[What the task requires]: In the material below, please retype the lines from the very first through the one with "yticks_a = list(range(0, 101, 10))", exactly and without pictures.

[Dataset content]:
+---+
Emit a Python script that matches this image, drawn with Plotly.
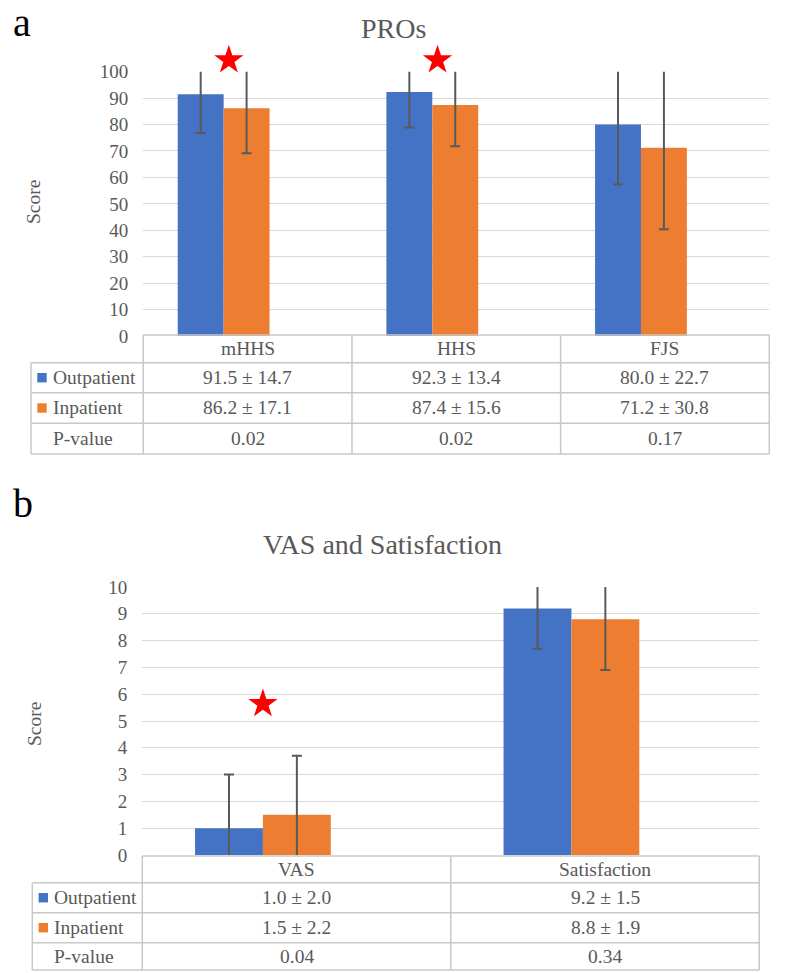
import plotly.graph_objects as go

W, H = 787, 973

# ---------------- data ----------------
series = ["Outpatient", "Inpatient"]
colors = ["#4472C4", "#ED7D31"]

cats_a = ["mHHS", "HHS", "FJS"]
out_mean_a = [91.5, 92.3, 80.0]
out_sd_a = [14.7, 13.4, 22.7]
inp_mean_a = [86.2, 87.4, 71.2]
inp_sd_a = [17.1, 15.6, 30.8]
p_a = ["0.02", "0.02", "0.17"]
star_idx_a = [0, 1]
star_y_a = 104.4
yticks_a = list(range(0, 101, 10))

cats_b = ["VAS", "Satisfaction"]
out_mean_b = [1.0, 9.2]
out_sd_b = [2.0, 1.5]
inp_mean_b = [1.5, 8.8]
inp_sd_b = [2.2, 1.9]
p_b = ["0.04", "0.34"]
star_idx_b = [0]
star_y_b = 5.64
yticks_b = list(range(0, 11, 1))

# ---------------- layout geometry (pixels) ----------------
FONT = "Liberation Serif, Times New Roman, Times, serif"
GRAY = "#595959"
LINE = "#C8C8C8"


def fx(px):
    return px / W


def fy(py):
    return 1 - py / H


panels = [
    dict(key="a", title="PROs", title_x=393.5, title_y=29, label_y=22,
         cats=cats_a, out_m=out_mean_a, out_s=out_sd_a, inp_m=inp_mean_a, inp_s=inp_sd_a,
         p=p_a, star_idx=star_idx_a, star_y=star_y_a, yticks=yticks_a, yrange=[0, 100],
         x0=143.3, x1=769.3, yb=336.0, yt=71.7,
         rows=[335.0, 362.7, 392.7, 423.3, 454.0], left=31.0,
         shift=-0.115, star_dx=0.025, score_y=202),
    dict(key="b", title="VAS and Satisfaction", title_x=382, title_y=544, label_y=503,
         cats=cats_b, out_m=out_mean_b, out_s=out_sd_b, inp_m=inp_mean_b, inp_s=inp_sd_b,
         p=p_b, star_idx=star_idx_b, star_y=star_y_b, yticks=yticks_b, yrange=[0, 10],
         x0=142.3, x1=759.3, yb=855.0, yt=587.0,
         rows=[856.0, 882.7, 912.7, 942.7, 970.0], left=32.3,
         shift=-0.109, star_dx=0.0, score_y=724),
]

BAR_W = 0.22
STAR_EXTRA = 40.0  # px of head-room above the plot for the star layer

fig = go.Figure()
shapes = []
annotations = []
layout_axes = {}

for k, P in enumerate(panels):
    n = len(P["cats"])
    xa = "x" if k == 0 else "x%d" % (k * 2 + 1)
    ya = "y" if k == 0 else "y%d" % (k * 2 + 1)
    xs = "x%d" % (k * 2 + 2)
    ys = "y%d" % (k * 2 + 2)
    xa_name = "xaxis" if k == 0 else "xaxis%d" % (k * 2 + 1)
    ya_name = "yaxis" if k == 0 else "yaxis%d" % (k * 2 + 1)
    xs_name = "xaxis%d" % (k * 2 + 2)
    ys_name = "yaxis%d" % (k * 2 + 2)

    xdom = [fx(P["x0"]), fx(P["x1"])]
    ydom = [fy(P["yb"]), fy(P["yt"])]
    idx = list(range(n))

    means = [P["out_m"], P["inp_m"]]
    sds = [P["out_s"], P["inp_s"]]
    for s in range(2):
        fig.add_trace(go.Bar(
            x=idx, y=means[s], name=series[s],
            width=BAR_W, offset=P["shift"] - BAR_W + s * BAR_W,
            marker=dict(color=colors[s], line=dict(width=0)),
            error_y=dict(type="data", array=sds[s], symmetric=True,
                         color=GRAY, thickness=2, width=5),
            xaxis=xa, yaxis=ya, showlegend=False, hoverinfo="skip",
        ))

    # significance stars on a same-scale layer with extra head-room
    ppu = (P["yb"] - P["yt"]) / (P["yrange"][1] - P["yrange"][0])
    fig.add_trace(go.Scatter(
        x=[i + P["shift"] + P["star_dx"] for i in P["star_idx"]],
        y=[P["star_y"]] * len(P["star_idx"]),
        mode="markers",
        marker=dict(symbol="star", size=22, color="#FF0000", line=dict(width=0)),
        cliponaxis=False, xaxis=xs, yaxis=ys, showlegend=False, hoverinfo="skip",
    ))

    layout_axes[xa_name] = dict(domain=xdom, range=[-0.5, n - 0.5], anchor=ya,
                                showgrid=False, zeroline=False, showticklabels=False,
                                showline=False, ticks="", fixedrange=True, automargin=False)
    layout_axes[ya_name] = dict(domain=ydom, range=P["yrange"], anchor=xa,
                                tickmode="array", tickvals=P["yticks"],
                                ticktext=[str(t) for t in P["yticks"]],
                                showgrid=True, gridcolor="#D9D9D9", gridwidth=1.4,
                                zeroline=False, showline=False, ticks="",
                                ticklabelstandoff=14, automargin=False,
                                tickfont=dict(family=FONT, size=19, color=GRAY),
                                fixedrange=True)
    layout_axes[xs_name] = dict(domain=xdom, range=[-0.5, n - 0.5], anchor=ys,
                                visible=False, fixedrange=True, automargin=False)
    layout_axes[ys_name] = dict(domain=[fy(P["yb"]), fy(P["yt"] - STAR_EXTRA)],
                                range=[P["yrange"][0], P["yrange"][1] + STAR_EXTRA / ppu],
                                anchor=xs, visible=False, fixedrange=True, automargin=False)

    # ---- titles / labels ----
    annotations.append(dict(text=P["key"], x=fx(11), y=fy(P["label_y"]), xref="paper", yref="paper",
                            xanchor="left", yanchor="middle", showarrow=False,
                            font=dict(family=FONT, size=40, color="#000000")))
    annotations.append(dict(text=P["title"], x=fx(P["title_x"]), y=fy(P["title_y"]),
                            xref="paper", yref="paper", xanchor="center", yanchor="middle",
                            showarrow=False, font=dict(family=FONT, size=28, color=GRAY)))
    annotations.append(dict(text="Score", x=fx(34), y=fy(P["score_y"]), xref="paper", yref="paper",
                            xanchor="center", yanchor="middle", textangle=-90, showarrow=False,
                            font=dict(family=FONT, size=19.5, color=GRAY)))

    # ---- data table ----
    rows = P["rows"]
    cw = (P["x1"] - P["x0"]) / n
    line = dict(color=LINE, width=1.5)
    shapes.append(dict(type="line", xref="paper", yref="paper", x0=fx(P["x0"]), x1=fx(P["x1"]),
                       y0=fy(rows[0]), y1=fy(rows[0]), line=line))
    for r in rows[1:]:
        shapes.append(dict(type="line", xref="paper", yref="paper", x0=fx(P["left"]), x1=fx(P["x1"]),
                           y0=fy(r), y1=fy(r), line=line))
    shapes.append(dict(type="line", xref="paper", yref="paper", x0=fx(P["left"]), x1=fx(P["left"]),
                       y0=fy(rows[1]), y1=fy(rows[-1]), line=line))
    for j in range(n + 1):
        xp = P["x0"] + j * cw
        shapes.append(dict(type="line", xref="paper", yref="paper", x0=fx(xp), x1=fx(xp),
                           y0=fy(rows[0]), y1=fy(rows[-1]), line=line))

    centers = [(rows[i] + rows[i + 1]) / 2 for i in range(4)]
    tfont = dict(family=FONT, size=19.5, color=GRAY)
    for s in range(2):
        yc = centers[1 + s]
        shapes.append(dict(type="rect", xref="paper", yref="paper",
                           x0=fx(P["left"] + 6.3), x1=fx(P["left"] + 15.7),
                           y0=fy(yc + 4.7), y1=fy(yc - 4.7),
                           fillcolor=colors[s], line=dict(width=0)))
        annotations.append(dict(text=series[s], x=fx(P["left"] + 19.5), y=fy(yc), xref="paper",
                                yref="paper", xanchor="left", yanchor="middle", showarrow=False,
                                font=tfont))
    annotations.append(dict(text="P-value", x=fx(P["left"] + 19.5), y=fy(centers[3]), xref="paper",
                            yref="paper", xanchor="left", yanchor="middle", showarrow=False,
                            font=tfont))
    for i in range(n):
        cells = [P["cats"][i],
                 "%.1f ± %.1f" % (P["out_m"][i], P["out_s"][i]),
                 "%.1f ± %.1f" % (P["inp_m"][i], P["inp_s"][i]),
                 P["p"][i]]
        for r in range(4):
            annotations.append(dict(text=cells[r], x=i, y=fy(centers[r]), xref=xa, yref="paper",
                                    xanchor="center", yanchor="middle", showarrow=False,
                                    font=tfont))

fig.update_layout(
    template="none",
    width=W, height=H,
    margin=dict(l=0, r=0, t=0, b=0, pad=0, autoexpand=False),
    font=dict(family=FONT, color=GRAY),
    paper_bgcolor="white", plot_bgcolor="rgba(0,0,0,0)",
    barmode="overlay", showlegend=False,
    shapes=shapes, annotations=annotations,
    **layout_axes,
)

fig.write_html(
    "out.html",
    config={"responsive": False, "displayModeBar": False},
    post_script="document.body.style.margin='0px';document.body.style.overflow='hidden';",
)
+---+
[Solution to the exercise]:
Emit a Python script that matches this image, drawn with Plotly.
import plotly.graph_objects as go

W, H = 787, 973

# ---------------- data ----------------
series = ["Outpatient", "Inpatient"]
colors = ["#4472C4", "#ED7D31"]

cats_a = ["mHHS", "HHS", "FJS"]
out_mean_a = [91.5, 92.3, 80.0]
out_sd_a = [14.7, 13.4, 22.7]
inp_mean_a = [86.2, 87.4, 71.2]
inp_sd_a = [17.1, 15.6, 30.8]
p_a = ["0.02", "0.02", "0.17"]
star_idx_a = [0, 1]
star_y_a = 104.4
yticks_a = list(range(0, 101, 10))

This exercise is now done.